Write out each record below exactly as it appears, with no pictures.

[start]

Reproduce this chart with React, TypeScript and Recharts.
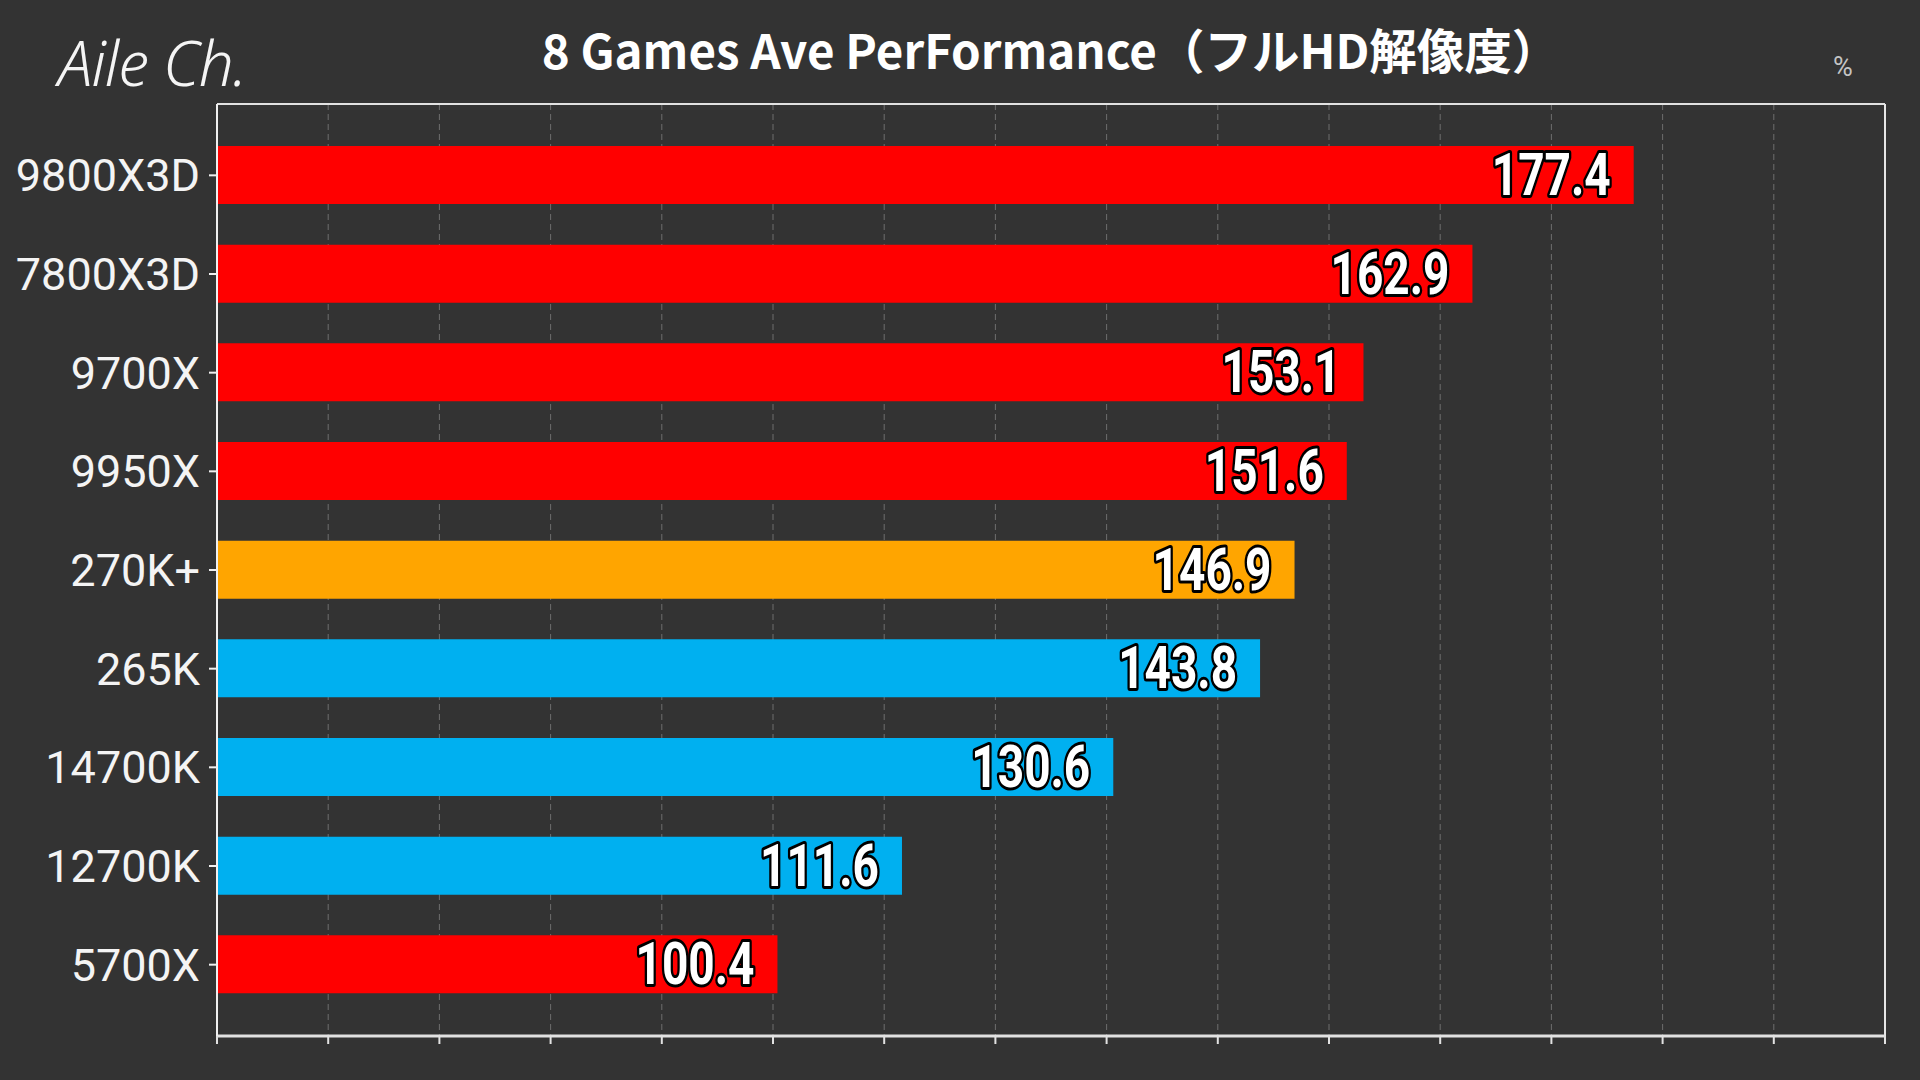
import {
  BarChart,
  Bar,
  Cell,
  CartesianGrid,
  LabelList,
  ReferenceLine,
  XAxis,
  YAxis,
} from "recharts";

const cpus = [
  "9800X3D",
  "7800X3D",
  "9700X",
  "9950X",
  "270K+",
  "265K",
  "14700K",
  "12700K",
  "5700X",
];

const scores = [177.4, 162.9, 153.1, 151.6, 146.9, 143.8, 130.6, 111.6, 100.4];

// which group each cpu belongs to (drives the bar colour)
const groups = [
  "amd",
  "amd",
  "amd",
  "amd",
  "highlight",
  "intel",
  "intel",
  "intel",
  "amd",
];

const xTicks = [
  50, 60, 70, 80, 90, 100, 110, 120, 130, 140, 150, 160, 170, 180, 190, 200,
];

const groupColors: Record<string, string> = {
  amd: "#FF0000",
  intel: "#00B0F0",
  highlight: "#FFA500",
};

const data = cpus.map((name, i) => ({ name, score: scores[i], group: groups[i] }));

// white number with a black outline, squeezed to look like a condensed face
function ValueLabel(props: any) {
  const { x, y, width, height, value } = props;
  return (
    <g transform={`translate(${x + width - 23}, ${y + height / 2}) scale(0.78, 1)`}>
      <text
        x={0}
        y={0}
        textAnchor="end"
        dominantBaseline="central"
        fill="#ffffff"
        stroke="#000000"
        strokeWidth={6}
        strokeLinejoin="round"
        paintOrder="stroke"
        fontFamily="Roboto, sans-serif"
        fontWeight={700}
        fontSize={59}
      >
        {value}
      </text>
    </g>
  );
}

export default function App() {
  return (
    <div
      style={{
        position: "absolute",
        left: 0,
        top: 0,
        width: 1920,
        height: 1080,
        background: "#333333",
        overflow: "hidden",
      }}
    >
      <div
        style={{
          position: "absolute",
          left: 58,
          top: 20,
          fontFamily: "'Noto Sans', sans-serif",
          fontWeight: 300,
          fontStyle: "italic",
          fontSize: 62,
          letterSpacing: -1,
          lineHeight: "normal",
          color: "#f5f5f5",
        }}
      >
        Aile Ch.
      </div>

      <div
        style={{
          position: "absolute",
          left: 0,
          width: 2101,
          top: 14,
          textAlign: "center",
          fontFamily: "'Noto Sans CJK JP', sans-serif",
          fontWeight: 700,
          fontSize: 47.5,
          lineHeight: "normal",
          color: "#ffffff",
        }}
      >
        8 Games Ave PerFormance（フルHD解像度）
      </div>

      <div
        style={{
          position: "absolute",
          left: 1833,
          top: 51,
          fontFamily: "Roboto, sans-serif",
          fontSize: 27,
          lineHeight: "normal",
          color: "#c4c4c4",
        }}
      >
        %
      </div>

      <div style={{ position: "absolute", left: 0, top: 0 }}>
        <BarChart
          width={1920}
          height={1080}
          data={data}
          layout="vertical"
          margin={{ top: 103, right: 35, bottom: 36, left: 0 }}
        >
          <CartesianGrid
            horizontal={false}
            stroke="#6e6e6e"
            strokeDasharray="6 4"
          />
          <XAxis
            type="number"
            domain={[50, 200]}
            ticks={xTicks}
            height={8}
            tickSize={8}
            tick={() => <g />}
            axisLine={{ stroke: "#e2e2e2", strokeWidth: 3 }}
            tickLine={{ stroke: "#e2e2e2", strokeWidth: 2 }}
          />
          <XAxis
            xAxisId="top"
            orientation="top"
            type="number"
            domain={[50, 200]}
            ticks={xTicks}
            height={1}
            tick={false}
            tickLine={false}
            axisLine={{ stroke: "#e2e2e2", strokeWidth: 2 }}
          />
          <YAxis
            type="category"
            dataKey="name"
            width={217}
            interval={0}
            tickSize={8}
            tickMargin={9}
            padding={{ top: 22, bottom: 22 }}
            axisLine={{ stroke: "#f0f0f0", strokeWidth: 2 }}
            tickLine={{ stroke: "#f0f0f0", strokeWidth: 2 }}
            tick={{
              fill: "#f4f4f4",
              fontSize: 45,
              fontFamily: "Roboto, sans-serif",
            }}
          />
          <ReferenceLine x={200} stroke="#e6e6e6" strokeWidth={2} />
          <Bar dataKey="score" barSize={58} isAnimationActive={false}>
            {data.map((d) => (
              <Cell key={d.name} fill={groupColors[d.group]} />
            ))}
            <LabelList dataKey="score" content={ValueLabel} />
          </Bar>
        </BarChart>
      </div>
    </div>
  );
}
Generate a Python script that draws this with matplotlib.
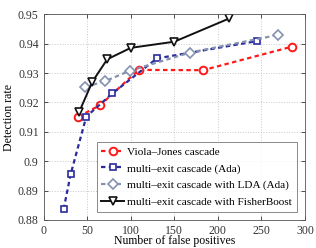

[end]

* [Finished answer]:
Reproduce this chart with React, TypeScript and Recharts.
import {
  BarChart,
  Bar,
  Cell,
  CartesianGrid,
  LabelList,
  ReferenceLine,
  XAxis,
  YAxis,
} from "recharts";

const cpus = [
  "9800X3D",
  "7800X3D",
  "9700X",
  "9950X",
  "270K+",
  "265K",
  "14700K",
  "12700K",
  "5700X",
];

const scores = [177.4, 162.9, 153.1, 151.6, 146.9, 143.8, 130.6, 111.6, 100.4];

// which group each cpu belongs to (drives the bar colour)
const groups = [
  "amd",
  "amd",
  "amd",
  "amd",
  "highlight",
  "intel",
  "intel",
  "intel",
  "amd",
];

const xTicks = [
  50, 60, 70, 80, 90, 100, 110, 120, 130, 140, 150, 160, 170, 180, 190, 200,
];

const groupColors: Record<string, string> = {
  amd: "#FF0000",
  intel: "#00B0F0",
  highlight: "#FFA500",
};

const data = cpus.map((name, i) => ({ name, score: scores[i], group: groups[i] }));

// white number with a black outline, squeezed to look like a condensed face
function ValueLabel(props: any) {
  const { x, y, width, height, value } = props;
  return (
    <g transform={`translate(${x + width - 23}, ${y + height / 2}) scale(0.78, 1)`}>
      <text
        x={0}
        y={0}
        textAnchor="end"
        dominantBaseline="central"
        fill="#ffffff"
        stroke="#000000"
        strokeWidth={6}
        strokeLinejoin="round"
        paintOrder="stroke"
        fontFamily="Roboto, sans-serif"
        fontWeight={700}
        fontSize={59}
      >
        {value}
      </text>
    </g>
  );
}

export default function App() {
  return (
    <div
      style={{
        position: "absolute",
        left: 0,
        top: 0,
        width: 1920,
        height: 1080,
        background: "#333333",
        overflow: "hidden",
      }}
    >
      <div
        style={{
          position: "absolute",
          left: 58,
          top: 20,
          fontFamily: "'Noto Sans', sans-serif",
          fontWeight: 300,
          fontStyle: "italic",
          fontSize: 62,
          letterSpacing: -1,
          lineHeight: "normal",
          color: "#f5f5f5",
        }}
      >
        Aile Ch.
      </div>

      <div
        style={{
          position: "absolute",
          left: 0,
          width: 2101,
          top: 14,
          textAlign: "center",
          fontFamily: "'Noto Sans CJK JP', sans-serif",
          fontWeight: 700,
          fontSize: 47.5,
          lineHeight: "normal",
          color: "#ffffff",
        }}
      >
        8 Games Ave PerFormance（フルHD解像度）
      </div>

      <div
        style={{
          position: "absolute",
          left: 1833,
          top: 51,
          fontFamily: "Roboto, sans-serif",
          fontSize: 27,
          lineHeight: "normal",
          color: "#c4c4c4",
        }}
      >
        %
      </div>

      <div style={{ position: "absolute", left: 0, top: 0 }}>
        <BarChart
          width={1920}
          height={1080}
          data={data}
          layout="vertical"
          margin={{ top: 103, right: 35, bottom: 36, left: 0 }}
        >
          <CartesianGrid
            horizontal={false}
            stroke="#6e6e6e"
            strokeDasharray="6 4"
          />
          <XAxis
            type="number"
            domain={[50, 200]}
            ticks={xTicks}
            height={8}
            tickSize={8}
            tick={() => <g />}
            axisLine={{ stroke: "#e2e2e2", strokeWidth: 3 }}
            tickLine={{ stroke: "#e2e2e2", strokeWidth: 2 }}
          />
          <XAxis
            xAxisId="top"
            orientation="top"
            type="number"
            domain={[50, 200]}
            ticks={xTicks}
            height={1}
            tick={false}
            tickLine={false}
            axisLine={{ stroke: "#e2e2e2", strokeWidth: 2 }}
          />
          <YAxis
            type="category"
            dataKey="name"
            width={217}
            interval={0}
            tickSize={8}
            tickMargin={9}
            padding={{ top: 22, bottom: 22 }}
            axisLine={{ stroke: "#f0f0f0", strokeWidth: 2 }}
            tickLine={{ stroke: "#f0f0f0", strokeWidth: 2 }}
            tick={{
              fill: "#f4f4f4",
              fontSize: 45,
              fontFamily: "Roboto, sans-serif",
            }}
          />
          <ReferenceLine x={200} stroke="#e6e6e6" strokeWidth={2} />
          <Bar dataKey="score" barSize={58} isAnimationActive={false}>
            {data.map((d) => (
              <Cell key={d.name} fill={groupColors[d.group]} />
            ))}
            <LabelList dataKey="score" content={ValueLabel} />
          </Bar>
        </BarChart>
      </div>
    </div>
  );
}
Generate a Python script that draws this with matplotlib.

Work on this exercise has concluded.